Latvian Foreign Minister Krisjanis Karinš announced his resignation this week, following the initiation of a criminal investigation into his excessive use of private jets and alleged misconduct by his office during his tenure as the Baltic country’s prime minister from 2019-2023, according to local media. Latvian public broadcaster LSM reported Karinš’s resignation following a meeting that took place between Karinš and incumbent Prime Minister (PM) Evika Silina on Thursday. 

The minister’s resignation will become effective on April 10, after which the country’s parliament, also known as the Saeima, will be able to vote for his replacement. Karinš did not respond to any request for further comment. 

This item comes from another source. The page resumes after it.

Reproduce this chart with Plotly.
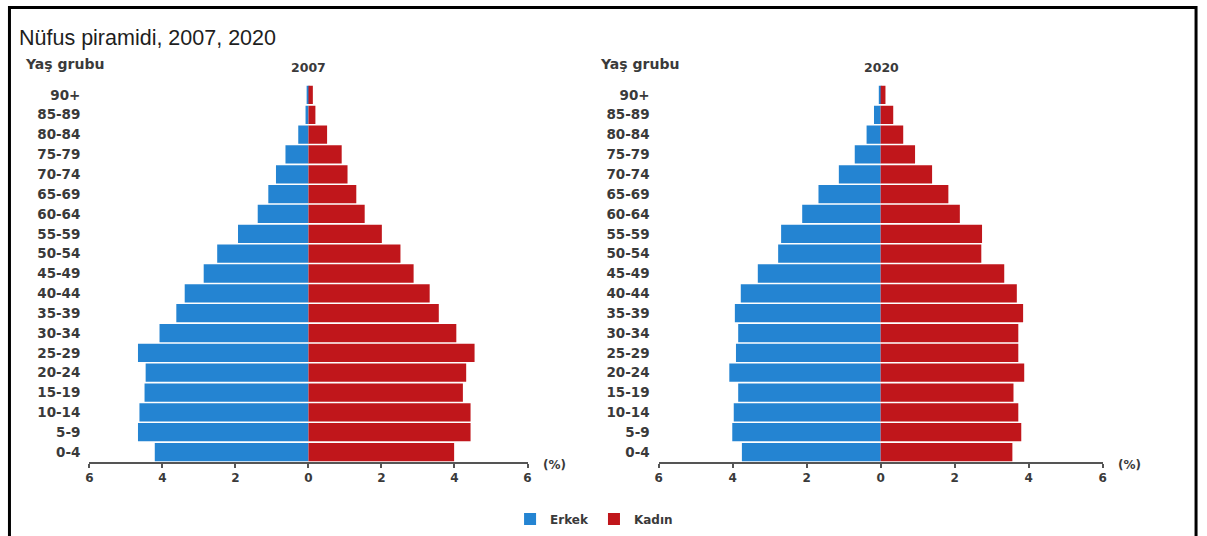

During his stint as prime minister, Karinš reportedly went on 36 foreign visits using private planes, totaling a cost of €1.3M (approximately $1.4M). Approximately €600,000 was withdrawn from state funds, while a further €700,000 was covered by the EU, LSM reported

Controversy over the minister’s air travel expenses first emerged in December 2023, at which time he attempted to justify his actions by asserting that his decision to charter private jets was in the interest of time management. At the time, Karinš made a promise to the Latvian public that he would not resign. However, following the prosecutor general’s office’s announcement of an impending criminal investigation into Karinš’s use of private jets, the country’s top diplomat decided to step down. 

Following Karinš’s brief statement to Latvian media, Prime Minister Silina asserted that Karinš was acting responsibly in deciding to step down. The country’s PM took time to emphasize that her predecessor used the flights exclusively for Latvian interests and was leaving his post solely to remove any opportunity for allegations of preferential treatment or abuse of power. 

Karinš will, however, continue to run in the upcoming European Parliament elections, which Silina said will allow voters to evaluate his actions as a politician.

The Saeima is expected to vote April 11 to replace Karinš in his post. At present, a name for a potential replacement candidate has not yet been made public.